Goal of the exercise:
Exactly the lines from the line with "Emit a Python script that matches this image, drawn with Plotly." to the line with "import plotly.graph_objects as go" should be extracted, both included, with no other lines.

(Collected data)
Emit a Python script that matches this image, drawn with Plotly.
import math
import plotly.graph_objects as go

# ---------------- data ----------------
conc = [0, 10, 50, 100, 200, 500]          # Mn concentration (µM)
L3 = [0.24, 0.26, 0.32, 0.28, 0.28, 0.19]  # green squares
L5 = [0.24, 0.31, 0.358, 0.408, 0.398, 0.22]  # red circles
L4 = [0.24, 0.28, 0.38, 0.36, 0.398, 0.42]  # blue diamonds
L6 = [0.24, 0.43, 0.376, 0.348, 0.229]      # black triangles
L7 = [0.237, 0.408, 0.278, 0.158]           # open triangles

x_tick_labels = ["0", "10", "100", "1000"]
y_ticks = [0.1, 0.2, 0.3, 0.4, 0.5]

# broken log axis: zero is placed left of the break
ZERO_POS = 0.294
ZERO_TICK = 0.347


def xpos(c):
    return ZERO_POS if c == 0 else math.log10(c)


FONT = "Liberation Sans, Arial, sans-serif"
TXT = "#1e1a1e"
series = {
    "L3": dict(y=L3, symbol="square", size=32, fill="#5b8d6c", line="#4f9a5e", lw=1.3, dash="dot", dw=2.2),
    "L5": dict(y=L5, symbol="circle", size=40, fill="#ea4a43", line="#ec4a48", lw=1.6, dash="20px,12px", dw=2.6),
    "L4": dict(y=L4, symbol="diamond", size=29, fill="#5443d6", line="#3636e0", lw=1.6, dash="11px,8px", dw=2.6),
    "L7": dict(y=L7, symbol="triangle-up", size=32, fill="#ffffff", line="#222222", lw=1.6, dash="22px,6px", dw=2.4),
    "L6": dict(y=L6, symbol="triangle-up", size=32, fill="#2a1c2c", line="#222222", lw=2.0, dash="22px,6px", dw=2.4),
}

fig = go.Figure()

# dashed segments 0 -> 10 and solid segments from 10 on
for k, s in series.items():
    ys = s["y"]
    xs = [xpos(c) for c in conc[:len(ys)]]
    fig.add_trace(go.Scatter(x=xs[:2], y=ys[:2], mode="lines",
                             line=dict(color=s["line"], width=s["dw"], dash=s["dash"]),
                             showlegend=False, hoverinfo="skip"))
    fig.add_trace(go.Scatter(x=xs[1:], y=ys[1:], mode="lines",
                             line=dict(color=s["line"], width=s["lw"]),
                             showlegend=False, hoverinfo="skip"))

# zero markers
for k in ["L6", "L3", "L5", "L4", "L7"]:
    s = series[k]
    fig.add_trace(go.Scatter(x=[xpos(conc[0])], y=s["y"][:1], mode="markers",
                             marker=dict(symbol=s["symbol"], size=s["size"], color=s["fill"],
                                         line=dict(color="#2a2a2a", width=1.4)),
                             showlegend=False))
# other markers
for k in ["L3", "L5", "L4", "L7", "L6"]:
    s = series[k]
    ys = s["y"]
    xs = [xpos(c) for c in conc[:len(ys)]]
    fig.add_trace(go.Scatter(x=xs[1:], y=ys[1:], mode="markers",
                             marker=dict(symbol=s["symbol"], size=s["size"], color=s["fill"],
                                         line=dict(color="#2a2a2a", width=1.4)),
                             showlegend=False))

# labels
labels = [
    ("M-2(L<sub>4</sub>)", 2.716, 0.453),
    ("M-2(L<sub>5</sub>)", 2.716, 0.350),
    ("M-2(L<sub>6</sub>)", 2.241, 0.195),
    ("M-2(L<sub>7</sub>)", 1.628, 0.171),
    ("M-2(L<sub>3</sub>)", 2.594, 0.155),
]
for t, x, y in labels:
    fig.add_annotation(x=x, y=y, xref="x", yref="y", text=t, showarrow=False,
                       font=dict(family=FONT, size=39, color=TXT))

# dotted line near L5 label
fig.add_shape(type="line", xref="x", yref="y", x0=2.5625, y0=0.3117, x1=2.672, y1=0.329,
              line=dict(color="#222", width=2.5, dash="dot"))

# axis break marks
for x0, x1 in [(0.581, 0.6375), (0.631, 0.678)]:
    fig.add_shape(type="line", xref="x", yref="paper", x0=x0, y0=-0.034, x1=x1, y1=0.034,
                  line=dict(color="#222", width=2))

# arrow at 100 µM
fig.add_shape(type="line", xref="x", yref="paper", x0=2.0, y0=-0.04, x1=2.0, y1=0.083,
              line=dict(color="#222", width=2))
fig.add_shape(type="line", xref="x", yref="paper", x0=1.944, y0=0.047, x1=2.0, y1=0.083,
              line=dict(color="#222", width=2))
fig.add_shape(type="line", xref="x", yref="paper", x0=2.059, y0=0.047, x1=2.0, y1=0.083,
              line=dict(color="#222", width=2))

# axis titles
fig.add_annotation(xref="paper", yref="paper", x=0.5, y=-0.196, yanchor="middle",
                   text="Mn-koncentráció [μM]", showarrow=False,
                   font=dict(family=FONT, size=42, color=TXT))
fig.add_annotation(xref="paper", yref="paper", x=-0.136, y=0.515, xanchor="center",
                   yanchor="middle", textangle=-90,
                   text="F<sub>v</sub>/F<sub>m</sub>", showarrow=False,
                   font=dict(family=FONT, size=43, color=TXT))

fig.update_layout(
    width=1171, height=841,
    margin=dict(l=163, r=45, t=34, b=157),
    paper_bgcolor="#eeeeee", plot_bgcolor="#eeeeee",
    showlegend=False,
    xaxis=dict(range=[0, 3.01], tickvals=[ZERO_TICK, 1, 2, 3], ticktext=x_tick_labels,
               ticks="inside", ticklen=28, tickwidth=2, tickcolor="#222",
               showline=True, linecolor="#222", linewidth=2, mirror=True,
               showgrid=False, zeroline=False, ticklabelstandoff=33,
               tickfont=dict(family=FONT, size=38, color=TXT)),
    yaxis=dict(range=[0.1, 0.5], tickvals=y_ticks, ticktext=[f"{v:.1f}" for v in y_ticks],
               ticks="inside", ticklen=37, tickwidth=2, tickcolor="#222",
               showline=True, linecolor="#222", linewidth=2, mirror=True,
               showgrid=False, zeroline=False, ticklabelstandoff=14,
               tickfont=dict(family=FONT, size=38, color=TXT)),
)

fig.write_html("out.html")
...
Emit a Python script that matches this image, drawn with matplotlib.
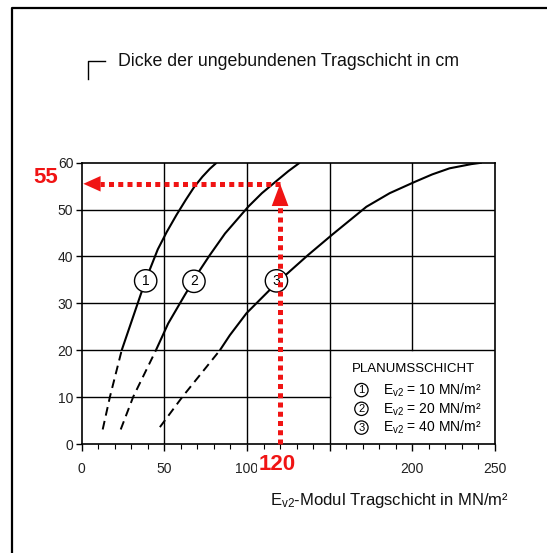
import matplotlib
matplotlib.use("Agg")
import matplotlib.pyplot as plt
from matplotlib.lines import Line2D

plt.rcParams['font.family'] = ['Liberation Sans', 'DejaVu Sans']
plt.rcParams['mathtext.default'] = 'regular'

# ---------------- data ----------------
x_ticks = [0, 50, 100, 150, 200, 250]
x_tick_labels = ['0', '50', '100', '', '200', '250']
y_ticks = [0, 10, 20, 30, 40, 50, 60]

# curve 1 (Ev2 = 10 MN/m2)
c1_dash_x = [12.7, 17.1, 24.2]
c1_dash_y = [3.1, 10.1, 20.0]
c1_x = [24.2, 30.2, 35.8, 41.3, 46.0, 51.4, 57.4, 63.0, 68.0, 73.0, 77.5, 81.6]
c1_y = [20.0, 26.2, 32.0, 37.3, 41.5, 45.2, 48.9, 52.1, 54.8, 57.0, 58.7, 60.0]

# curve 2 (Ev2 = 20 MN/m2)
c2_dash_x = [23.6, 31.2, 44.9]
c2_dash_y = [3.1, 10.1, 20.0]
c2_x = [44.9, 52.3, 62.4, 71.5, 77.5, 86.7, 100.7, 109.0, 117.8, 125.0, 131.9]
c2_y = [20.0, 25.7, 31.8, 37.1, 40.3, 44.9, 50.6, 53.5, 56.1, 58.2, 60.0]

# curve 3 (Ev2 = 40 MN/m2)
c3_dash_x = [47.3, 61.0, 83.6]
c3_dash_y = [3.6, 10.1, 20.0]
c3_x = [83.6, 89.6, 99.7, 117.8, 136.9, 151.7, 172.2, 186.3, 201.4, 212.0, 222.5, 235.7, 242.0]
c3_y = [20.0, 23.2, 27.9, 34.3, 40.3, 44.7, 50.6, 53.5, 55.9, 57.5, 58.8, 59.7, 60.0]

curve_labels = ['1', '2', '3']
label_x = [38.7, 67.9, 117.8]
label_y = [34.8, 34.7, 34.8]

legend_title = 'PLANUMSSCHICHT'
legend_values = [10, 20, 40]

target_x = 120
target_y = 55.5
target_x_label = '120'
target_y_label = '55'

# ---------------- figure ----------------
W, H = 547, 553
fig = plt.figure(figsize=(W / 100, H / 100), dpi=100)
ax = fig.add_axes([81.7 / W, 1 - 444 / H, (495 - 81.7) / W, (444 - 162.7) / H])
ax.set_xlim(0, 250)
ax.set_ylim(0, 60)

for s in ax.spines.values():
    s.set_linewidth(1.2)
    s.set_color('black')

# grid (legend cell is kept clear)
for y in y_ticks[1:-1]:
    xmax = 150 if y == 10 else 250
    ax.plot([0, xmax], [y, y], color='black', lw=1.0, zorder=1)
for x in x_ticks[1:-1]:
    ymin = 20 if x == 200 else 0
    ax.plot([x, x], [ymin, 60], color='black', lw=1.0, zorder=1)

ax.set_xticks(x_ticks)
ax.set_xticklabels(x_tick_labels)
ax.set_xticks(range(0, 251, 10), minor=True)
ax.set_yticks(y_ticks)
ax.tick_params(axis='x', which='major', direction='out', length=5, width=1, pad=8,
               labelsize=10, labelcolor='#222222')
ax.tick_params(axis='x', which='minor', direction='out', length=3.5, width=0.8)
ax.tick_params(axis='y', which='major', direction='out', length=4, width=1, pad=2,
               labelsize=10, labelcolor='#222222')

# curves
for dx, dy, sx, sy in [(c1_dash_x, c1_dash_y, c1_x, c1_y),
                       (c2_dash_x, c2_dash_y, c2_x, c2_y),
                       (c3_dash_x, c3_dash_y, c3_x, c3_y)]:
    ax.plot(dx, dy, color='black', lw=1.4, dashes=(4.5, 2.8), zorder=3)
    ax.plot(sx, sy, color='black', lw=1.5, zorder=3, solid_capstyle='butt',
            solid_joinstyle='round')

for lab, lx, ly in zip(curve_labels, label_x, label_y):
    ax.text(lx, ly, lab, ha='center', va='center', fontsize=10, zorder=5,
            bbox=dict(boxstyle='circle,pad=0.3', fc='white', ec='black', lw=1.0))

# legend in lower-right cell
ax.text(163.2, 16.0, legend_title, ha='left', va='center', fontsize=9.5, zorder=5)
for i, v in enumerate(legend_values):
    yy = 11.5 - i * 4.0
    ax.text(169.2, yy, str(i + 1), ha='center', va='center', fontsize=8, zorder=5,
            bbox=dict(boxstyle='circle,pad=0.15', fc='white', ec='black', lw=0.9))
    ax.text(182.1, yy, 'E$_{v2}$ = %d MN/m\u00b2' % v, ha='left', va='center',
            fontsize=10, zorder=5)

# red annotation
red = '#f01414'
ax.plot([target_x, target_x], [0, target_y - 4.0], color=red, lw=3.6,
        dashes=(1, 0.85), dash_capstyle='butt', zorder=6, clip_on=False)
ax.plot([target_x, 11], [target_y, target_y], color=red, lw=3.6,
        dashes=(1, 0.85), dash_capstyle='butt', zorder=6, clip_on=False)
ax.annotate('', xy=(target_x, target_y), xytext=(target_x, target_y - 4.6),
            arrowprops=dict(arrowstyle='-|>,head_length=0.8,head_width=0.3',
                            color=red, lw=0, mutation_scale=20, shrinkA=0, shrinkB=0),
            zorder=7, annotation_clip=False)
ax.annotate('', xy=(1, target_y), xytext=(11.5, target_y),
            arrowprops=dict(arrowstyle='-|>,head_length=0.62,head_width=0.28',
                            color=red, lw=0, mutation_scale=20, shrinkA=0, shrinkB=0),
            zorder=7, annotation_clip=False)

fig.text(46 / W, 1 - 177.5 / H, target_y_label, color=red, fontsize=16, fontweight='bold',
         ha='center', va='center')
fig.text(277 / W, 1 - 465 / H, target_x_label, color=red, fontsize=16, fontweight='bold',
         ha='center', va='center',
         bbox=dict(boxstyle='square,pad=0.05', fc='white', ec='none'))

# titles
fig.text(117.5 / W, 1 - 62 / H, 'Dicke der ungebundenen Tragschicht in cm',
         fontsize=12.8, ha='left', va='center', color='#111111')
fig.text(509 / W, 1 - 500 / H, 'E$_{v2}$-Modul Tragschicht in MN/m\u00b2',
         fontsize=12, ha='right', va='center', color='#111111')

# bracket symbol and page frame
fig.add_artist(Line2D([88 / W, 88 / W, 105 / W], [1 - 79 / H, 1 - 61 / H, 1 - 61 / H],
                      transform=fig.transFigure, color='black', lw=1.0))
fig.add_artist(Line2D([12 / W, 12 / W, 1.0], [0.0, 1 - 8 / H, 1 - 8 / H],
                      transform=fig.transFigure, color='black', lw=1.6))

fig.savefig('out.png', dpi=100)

Response:
Emit a Python script that matches this image, drawn with Plotly.
import math
import plotly.graph_objects as go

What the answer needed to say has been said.